The issue of Britain’s membership of the European Union has bedevilled British politics since the 1960s. There was the initial failures to gain entry into the Common Market during the 1960s largely because Charles de Gaulle said ‘non’. Then there was the final agreement to enter under Heath’s government in 1973 and a referendum confirming this decision by a significant majority in 1975. Why people voted in favour of the EU in 1975 was a combination of things: for some who had been fought or been brought up in the aftermath of the Second World War, it was about establishing European security; for others in was about the potential for British economic development within a free trade area, a truly ‘common market’; what it was not for the overwhelming majority of people was support for a federal vision of Europe and therein lies the problem. As the EU expanded, the argument for greater federalism became stronger, reinforced by the introduction of the euro while Britain stubbornly held on to its notion of the EU as a free market for Britain’s goods. The result has been an increasing mismatch between what Britain wants from the EU and what the overwhelming majority of countries now in the EU want. While Britain’s economy was growing, despite calls from some for withdrawal, had there been a referendum on continued membership it is likely that it would have been won. The benefits of membership outweighed its disadvantages but the banking crisis after 2008 changed that. Britain had become increasingly sceptical about the EU and the unwillingness of the Labour government to do what it promised in terms of a referendum on the Lisbon Treaty, a fundamental constitutional change in all but name and the chaos within the euro-zone reinforced this.
Not only do we now have a mismatch between the political classes in Britain and the developing European project but we also have a growing mismatch between the views of the general public and the political classes who appear unwilling to do what the public has long called for, a referendum on the issue. This is hardly surprising since the three main political parties in Britain are all committed, in one way or another, to continued membership of the EU with only UKIP taking the alternative view. The mainstream politicians do not like referendums unless they know they will get the answer they want and this explains why, despite fulsome promises in the past, no government since 1975 has been willing to carry their promises into practice. In fact, many argue that referendums do not sit well with representative government: we elect politicians every five years on the basis of their manifestos and if we do not like what they do we have the opportunity to vote them out at the next election. But Europe has become such a corrosive issue within all political parties, despite the focus on divisions within the Conservative party, that a referendum on Europe now seems almost inevitable in the next five years.
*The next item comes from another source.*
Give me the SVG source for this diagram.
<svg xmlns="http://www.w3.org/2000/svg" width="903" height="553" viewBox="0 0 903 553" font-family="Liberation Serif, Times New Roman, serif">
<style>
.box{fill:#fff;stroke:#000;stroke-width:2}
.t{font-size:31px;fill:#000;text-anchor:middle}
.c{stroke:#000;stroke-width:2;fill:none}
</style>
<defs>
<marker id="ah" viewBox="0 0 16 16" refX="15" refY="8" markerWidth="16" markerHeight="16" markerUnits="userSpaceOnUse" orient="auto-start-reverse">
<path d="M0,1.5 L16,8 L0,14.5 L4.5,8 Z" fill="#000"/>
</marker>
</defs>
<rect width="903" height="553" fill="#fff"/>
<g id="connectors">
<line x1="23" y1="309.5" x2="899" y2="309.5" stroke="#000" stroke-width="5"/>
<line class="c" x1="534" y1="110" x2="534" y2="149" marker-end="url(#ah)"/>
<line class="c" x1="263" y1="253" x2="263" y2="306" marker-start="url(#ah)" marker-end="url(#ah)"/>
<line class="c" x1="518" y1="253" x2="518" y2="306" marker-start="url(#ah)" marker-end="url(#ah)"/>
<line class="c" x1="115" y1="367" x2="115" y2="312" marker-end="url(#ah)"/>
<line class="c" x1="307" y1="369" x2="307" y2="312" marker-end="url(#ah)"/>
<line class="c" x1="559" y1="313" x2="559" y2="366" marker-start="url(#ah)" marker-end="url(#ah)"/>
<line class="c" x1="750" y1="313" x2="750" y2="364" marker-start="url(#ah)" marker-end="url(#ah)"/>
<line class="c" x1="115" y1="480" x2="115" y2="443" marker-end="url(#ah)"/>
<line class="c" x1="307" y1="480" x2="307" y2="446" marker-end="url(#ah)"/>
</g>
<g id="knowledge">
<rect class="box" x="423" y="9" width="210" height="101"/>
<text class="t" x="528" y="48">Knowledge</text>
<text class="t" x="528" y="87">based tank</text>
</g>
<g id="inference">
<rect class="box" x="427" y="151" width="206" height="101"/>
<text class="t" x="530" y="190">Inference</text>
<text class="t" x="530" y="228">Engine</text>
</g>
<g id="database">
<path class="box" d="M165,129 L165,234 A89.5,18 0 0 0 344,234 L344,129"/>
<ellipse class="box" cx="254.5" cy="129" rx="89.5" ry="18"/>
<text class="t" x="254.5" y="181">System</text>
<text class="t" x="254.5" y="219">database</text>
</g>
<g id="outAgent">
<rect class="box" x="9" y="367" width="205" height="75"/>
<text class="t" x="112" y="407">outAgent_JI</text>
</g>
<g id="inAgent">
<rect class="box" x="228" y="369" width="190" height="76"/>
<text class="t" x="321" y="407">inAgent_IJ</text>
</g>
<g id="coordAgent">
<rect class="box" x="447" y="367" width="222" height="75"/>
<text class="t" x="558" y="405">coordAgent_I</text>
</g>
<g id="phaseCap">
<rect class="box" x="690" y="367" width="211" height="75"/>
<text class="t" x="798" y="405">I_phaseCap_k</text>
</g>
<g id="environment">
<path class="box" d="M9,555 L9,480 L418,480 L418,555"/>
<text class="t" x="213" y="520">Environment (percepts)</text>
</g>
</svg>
The difficulty is what will the referendum be about. Broadly, the political classes and the public generally fall into one of three positions on Europe: those who want to leave; those who want to re-negotiate membership but want to remain in the EU; and those who take a more federalist stance. Those who want to leave call for an in-out referendum to settle the issue; those who want to re-negotiate are willing to accept a referendum on the terms agreed; while those with a federalist position want no referendum at all. As David Cameron prepares or revises his speech on the EU, the harbingers of doom have emerged from the woodwork with the American government, British business leaders, politicians ‘close’ to the German Chancellor and today Michael Heseltine all warning about the consequences of leaving or re-negotiating Britain’s place in Europe. But, as committed Europeans, they would say that wouldn’t they just as those in favour of leaving say that this would provides opportunities for Britain to exploit and would not result in an implosion of Britain’s economy.
The critical question is whether re-negotiating Britain’s position in the EU will actually work. Looking at the issue from continental Europe, why should other members of the EU allow Britain to re-negotiate its role at all? European politicians are becoming increasingly and justifiably irritated by Britain’s position and could easily turn round and say you’re either in or out…a view with which I entirely sympathise. Alright, you don’t have to go down the federalist route if that’s what you want to do but, if you want access to the ‘common market’ then you have to accept that this comes with existing obligations. If not, we can do perfectly well without you. So have your in-out referendum and make up your mind.
The problem is that it isn’t as simple as that despite all the rhetoric from UKIP and other politicians. You can’t turn the clock back to 1973 and unpick all those directives, regulations and statutes that have come from Brussels or that have been produced by the British Parliament and if you cannot do this, then concrete links with Europe will remain but without any of the benefits we do gain from membership. Those who seek exit see the issue as one of constitutional sovereignty while those in favour tend to look at the matter from an economic perspective and, of course, both are right. If we do have a referendum and, despite different pronouncements on the issue I am yet to be convinced that we will, whatever the question I have grave doubts that it will resolve the issue: if we voted to leave, then those in favour of remaining will still be calling for this and vice-versa. My own view for what it’s worth is this: we made a decision in 1975 and, despite the way in which the EU has evolved since them, I still think this was the right decision.